Want more money? Here's how to ask, according to workplace psychologist
Jennifer Newman says sometimes it takes a little bit of research to ask for a raise
You'd be hard-pressed to find a single working person who would mind getting a raise — but asking for one can be a bit tricky.
Do you storm your boss's office after a hard days' work, send a casual e-mail, or just put faith in the universe that sooner or later you'll get your due?
Workplace psychologist Jennifer Newman joined host Rick Cluff on CBC's The Early Edition to tackle the oftentimes horrifying topic of asking for a raise — and shared her own tips on how best to go about it.
Rick Cluff: It's so difficult for some people to ask for a pay raise, why is that?
Jennifer Newman: Some don't know how to start the conversation, others are afraid — they worry the conversation won't end well, or they may lose their job if they ask, or pushing for a raise will alienate their boss.
Sometimes it's tied to self-esteem, or a lack of confidence.
Problems with self-worth can translate into reluctance to ask for what you're worth. Other times, workers are concerned they aren't good negotiators when it comes to their salary.
How can a worker overcome their fear and dive into this kind of conversation?
It's all in the planning and preparation. It's important to feel confident.
Start by benchmarking — that's figuring out what your position is worth in other organizations.

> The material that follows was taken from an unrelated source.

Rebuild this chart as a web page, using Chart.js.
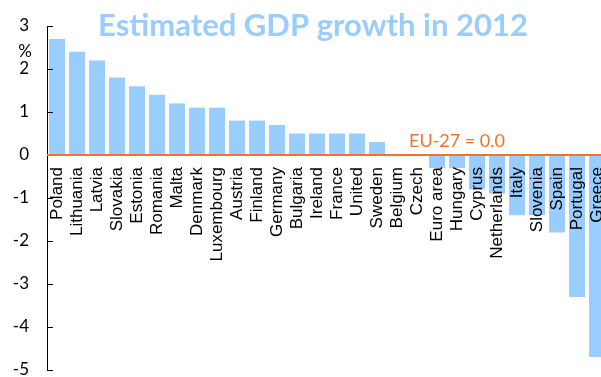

You can compare yourself to other employees inside your company, but be sure to look at what the market will pay for a similar position in other places.
Make sure you are comparing apples to apples though — your job description should match the positions you are comparing yourself to.
Find out if your pay is on par, less or a bit more ... this can save you from an embarrassing moment. But, if you find out your pay is below market, this can give you the confidence and evidence to proceed.
What's the next step after you do your homework?
Think about your boss's personality, it'll help in the negotiation.
Research shows if extroverts negotiate with other extroverts, things tend to go better. The same is true if introverts negotiate with introverts.
In the case of getting a raise, opposites don't attract. Also, if you tend to be agreeable by nature, you'll have an easier time if your boss is that way too.
If you are a bit disagreeable and your boss is as well, you'll also have an easier time.
So what happens if you have to negotiate with a boss who is opposite — say you're an agreeable sort, and your boss is a hard-nosed, competitive type?
If you are opposites, it means you'll have to work harder to find and express positives during the negotiation.
You'll need to mirror your boss's personality as much as you can. Let's say your boss tends to be cold and thinks everyone has a hidden agenda, and you're the opposite.
Try to approach the negotiation from the same frame of reference as your blunt boss.
You can say things like: "You probably think I'm being self-serving here and it's true to a certain extent," or "I do need to feel appreciated with money, not just a thank you."
If your boss is introverted, tone down the effusiveness — it'll bowl over an introverted boss.
Introverted employees negotiating with extroverted bosses will need to push themselves to be more outgoing.
Practice some chit-chat topics to start the conversation with an extroverted boss.
If your boss is disagreeable, spare her the small talk and get right to the point. It'll stretch you a bit, but it's worth it and could net you a pay raise.
Isn't it a bit manipulative to act like your boss in a negotiation? Shouldn't you be yourself? Besides, your boss will notice if you change yourself all of a sudden...
Maybe it's a cheap rationalization on my part … but we have to tap into different aspects of ourselves to get along with the vast array of characters we deal with at work.
Channeling an aspect of yourself that can relate to introverts when you are an extrovert is good.
You may get a raise and learn how to make room for quieter people to have a say.
If you tend to be agreeable and you practice being disagreeable with a crabby boss, it won't bother her — she'll probably like it when you quickly get to the point.
If you're a grumpy-type and have to be a bit more agreeable and friendly to get your way, your chummy boss won't mind. You haven't sold your soul, but you may have made your boss's day, and get a pay raise.